I am home with the mandate to read some Lorrie Moore and Edna O’Brien and pick one of the best of the YA books I go through like underwear and write some reviews of all three. Then to keep working on my second novel and some short stories. My mentor this year for grad school is awesome and I can’t wait to start working.

Also, I’ve decided I need arm muscles. Because I want to get another tattoo – such a noble reason – and my arm is probably the only place for it, and I don’t want to have a tattoo with bingo wings. So it’s clean eating (barf) and weight lifting and, of course, running from here on out.

Also, I’m done with summer. I haven’t even eaten a tomato out of our garden and I’m done. I think next year we’ll just plant the raised beds with wild flowers and say fuck it. Go to the farmer’s market when we want vegetables. Leave the farming to the professionals.
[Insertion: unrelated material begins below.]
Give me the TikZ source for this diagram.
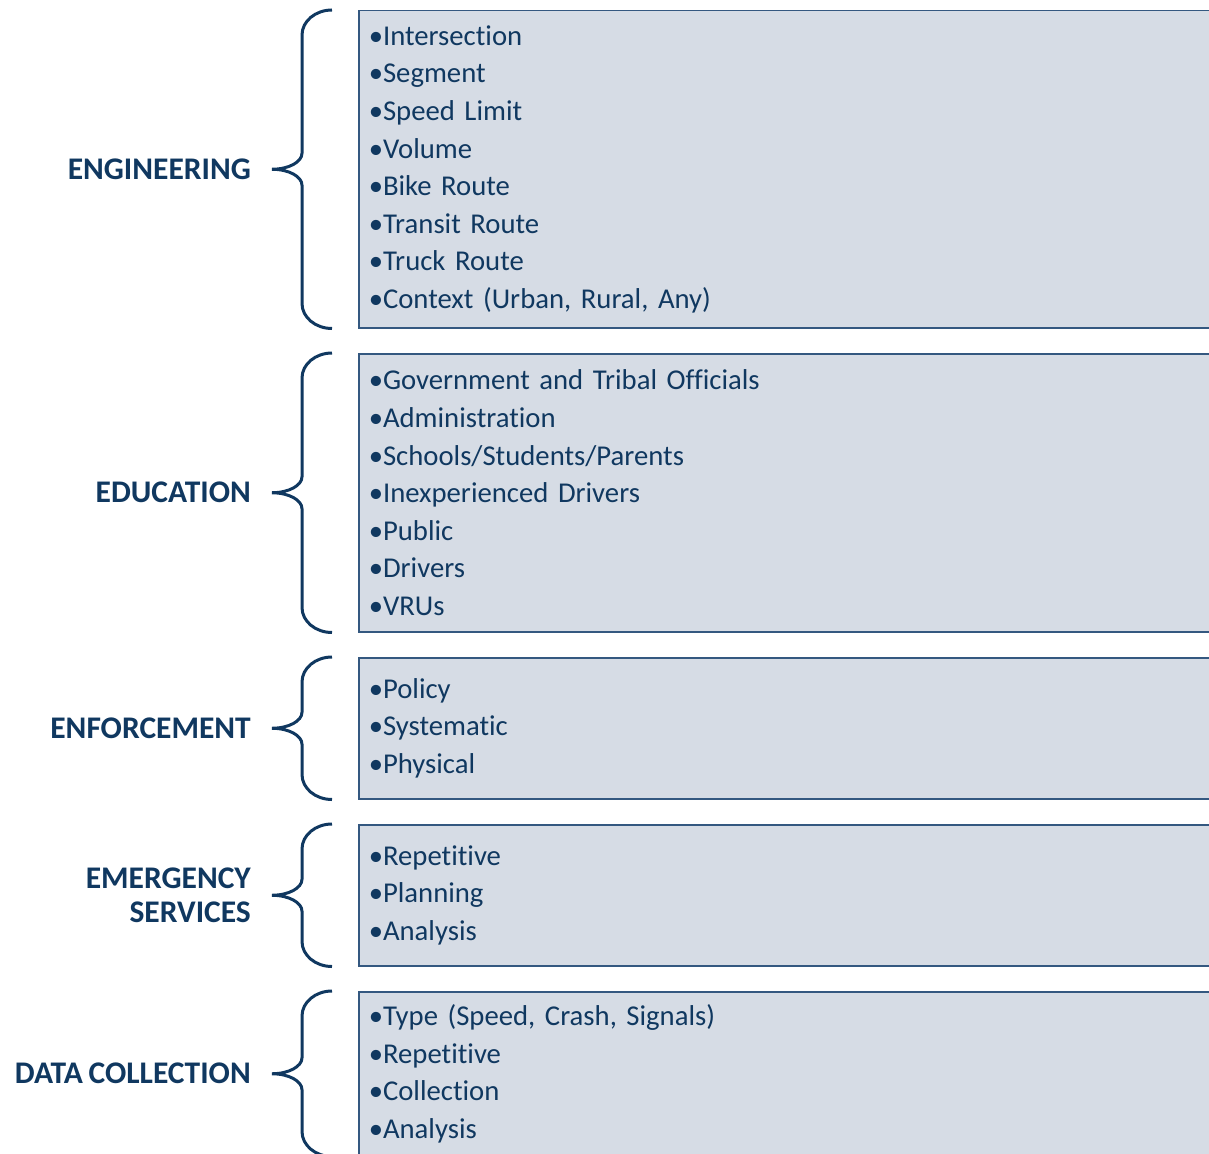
\documentclass[tikz,border=0pt]{standalone}
\usepackage{fontspec}
\setmainfont{Carlito}[Ligatures=NoCommon, WordSpace=0.8]
\usetikzlibrary{positioning}
\definecolor{NavyText}{RGB}{16,56,96}
\definecolor{PaleSlate}{RGB}{214,220,229}
\definecolor{SlateEdge}{RGB}{52,88,128}

\begin{document}
\begin{tikzpicture}[x=1pt, y=1pt, node distance=24.5pt,
    itembox/.style={draw=SlateEdge, line width=1.5pt, fill=PaleSlate, anchor=north west, text width=850pt, inner xsep=10pt, inner ysep=0pt, align=left, text=NavyText, font=\fontsize{28.7}{37.6}\selectfont},
    heading/.style={inner sep=0pt, align=right, text=NavyText, font=\fontsize{31.5}{34}\selectfont\bfseries},
    curly/.style={draw=NavyText, line width=3pt}]
    \useasboundingbox (0,0) rectangle (1209,-1153);

    % boxes
    \node [itembox, minimum height=317pt] (eng) at (358,-10) {•Intersection\\•Segment\\•Speed Limit\\•Volume\\•Bike Route\\•Transit Route\\•Truck Route\\•Context (Urban, Rural, Any)};
    \node [itembox, minimum height=278pt, below=of eng] (edu) {•Government and Tribal Officials\\•Administration\\•Schools/Students/Parents\\•Inexperienced Drivers\\•Public\\•Drivers\\•VRUs};
    \node [itembox, minimum height=141pt, below=of edu] (enf) {•Policy\\•Systematic\\•Physical};
    \node [itembox, minimum height=141pt, below=of enf] (ems) {•Repetitive\\•Planning\\•Analysis};
    \node [itembox, minimum height=164pt, below=of ems] (data) {•Type (Speed, Crash, Signals)\\•Repetitive\\•Collection\\•Analysis};

    % headings
    \node [heading, left=107pt of eng.west] (engl) {ENGINEERING};
    \node [heading, left=107pt of edu.west] (edul) {EDUCATION};
    \node [heading, left=107pt of enf.west] (enfl) {ENFORCEMENT};
    \node [heading, left=107pt of ems.west] (emsl) {EMERGENCY\\SERVICES};
    \node [heading, left=107pt of data.west] (datal) {DATA COLLECTION};

    % braces
    \draw [curly] ([xshift=-26pt]eng.north west) arc[start angle=90, end angle=180, x radius=30pt, y radius=25pt] -- ([xshift=-56pt,yshift=16pt]eng.west) arc[start angle=0, end angle=-90, x radius=30pt, y radius=16pt] arc[start angle=90, end angle=0, x radius=30pt, y radius=16pt] -- ([xshift=-56pt,yshift=25pt]eng.south west) arc[start angle=180, end angle=270, x radius=30pt, y radius=25pt];
    \draw [curly] ([xshift=-26pt]edu.north west) arc[start angle=90, end angle=180, x radius=30pt, y radius=25pt] -- ([xshift=-56pt,yshift=16pt]edu.west) arc[start angle=0, end angle=-90, x radius=30pt, y radius=16pt] arc[start angle=90, end angle=0, x radius=30pt, y radius=16pt] -- ([xshift=-56pt,yshift=25pt]edu.south west) arc[start angle=180, end angle=270, x radius=30pt, y radius=25pt];
    \draw [curly] ([xshift=-26pt]enf.north west) arc[start angle=90, end angle=180, x radius=30pt, y radius=25pt] -- ([xshift=-56pt,yshift=16pt]enf.west) arc[start angle=0, end angle=-90, x radius=30pt, y radius=16pt] arc[start angle=90, end angle=0, x radius=30pt, y radius=16pt] -- ([xshift=-56pt,yshift=25pt]enf.south west) arc[start angle=180, end angle=270, x radius=30pt, y radius=25pt];
    \draw [curly] ([xshift=-26pt]ems.north west) arc[start angle=90, end angle=180, x radius=30pt, y radius=25pt] -- ([xshift=-56pt,yshift=16pt]ems.west) arc[start angle=0, end angle=-90, x radius=30pt, y radius=16pt] arc[start angle=90, end angle=0, x radius=30pt, y radius=16pt] -- ([xshift=-56pt,yshift=25pt]ems.south west) arc[start angle=180, end angle=270, x radius=30pt, y radius=25pt];
    \draw [curly] ([xshift=-26pt]data.north west) arc[start angle=90, end angle=180, x radius=30pt, y radius=25pt] -- ([xshift=-56pt,yshift=16pt]data.west) arc[start angle=0, end angle=-90, x radius=30pt, y radius=16pt] arc[start angle=90, end angle=0, x radius=30pt, y radius=16pt] -- ([xshift=-56pt,yshift=25pt]data.south west) arc[start angle=180, end angle=270, x radius=30pt, y radius=25pt];
\end{tikzpicture}
\end{document}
Also, today I went to the Steele County Fun Fair and I really tried, I did, to be a sport about it, the heat and the crowds and the depressing nature of people with meth mouth pushing strollers and the bad tattoos and the obesity and the fried pickles and the flagrant safety violations, but then I made a fatal move and told Tilly I’d go on the Tilt-A-Whirl with her and all my good intentions went straight to hell.